What You Should Feel
This drill is less about where the club is and more about how your body supports the club. The best sensations are usually in the lower body and trunk.
- Glute engagement: You should feel your hips supported, especially through the lead side and through the muscles around your pelvis.
- Core tension: Your midsection should feel active, as if it is holding your torso and pelvis together while the club pulls outward.
- Balanced pressure: You should feel stable on the ground rather than getting dragged forward, backward, or up out of posture.
- Athletic resistance: The club should feel heavy, but your body should feel ready for it rather than overwhelmed by it.
- A holdable finish: If you are in a good position, you should be able to pause there for several seconds without losing your balance.
A useful checkpoint is this: if someone pulled gently on the club, would your body hold firm, or would it collapse? A strong follow-through should be able to absorb and redirect that force.
Common Mistakes to Avoid
- Pulling with the arms only: If your shoulders, hands, and forearms do all the work, you miss the point of the drill. The support should come from your core and lower body.
- Too much tension: You only need a slight pull from the cart. Excessive force can make you strain and distort the motion.
- Sliding or buckling: If your pelvis shifts too much and your structure collapses, the resistance will expose it quickly.
- Early extension: If your hips drive toward the ball and your chest stands up, you will feel yourself get pulled forward instead of staying centered and braced.
- Ignoring club differences: Your iron follow-through and driver follow-through are not identical. Match the direction of the drill to the club you are practicing.
- Rushing through the hold: The five-second pause is what wakes up the stabilizing muscles. Do not skip it.
How This Fits Your Swing
A better follow-through is not just about looking polished at the end. It reflects what happened earlier in the swing. If you can brace the club properly after impact, it usually means you are delivering energy more efficiently through the strike.

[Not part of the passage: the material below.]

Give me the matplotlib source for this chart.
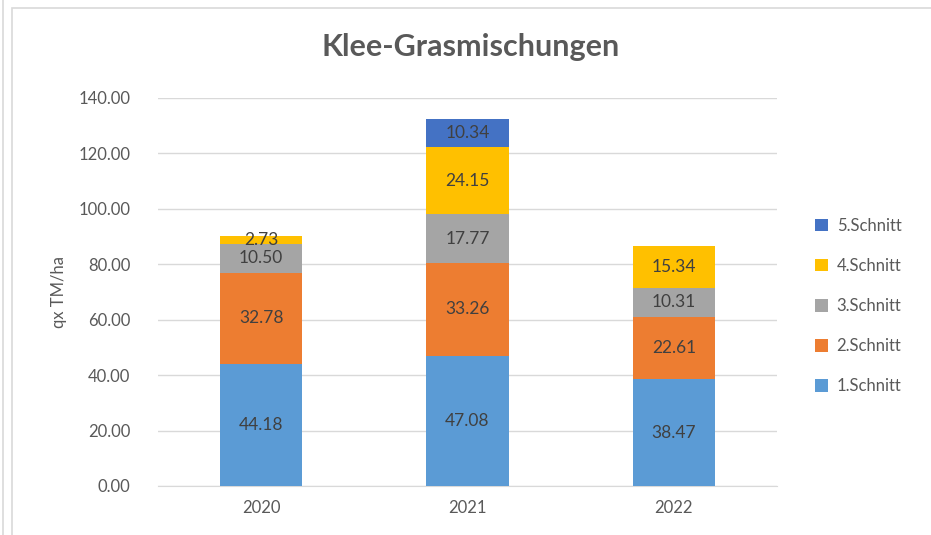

This drill is especially helpful if you tend to:
- Lose balance after impact
- Feel your finish is weak or unstable
- Stand up through the shot
- Slide too much through the ball
- Struggle to make the swing feel athletic
It also bridges the gap between technique work and real motion. You are not just posing in a finish position. You are training the body to stabilize dynamic force, which is what actually happens in a full-speed swing.
As a warm-up, this drill can turn on the exact muscles that protect your posture and improve your release. As a practice tool, it gives you a simple pass-fail test: if your body is organized well, you can hold the finish under resistance. If not, the club will pull you out of position.
Use it before hitting balls, then blend the feeling into short swings and full swings. Over time, you should notice a finish that feels stronger, more balanced, and more connected to the way the swing works through impact.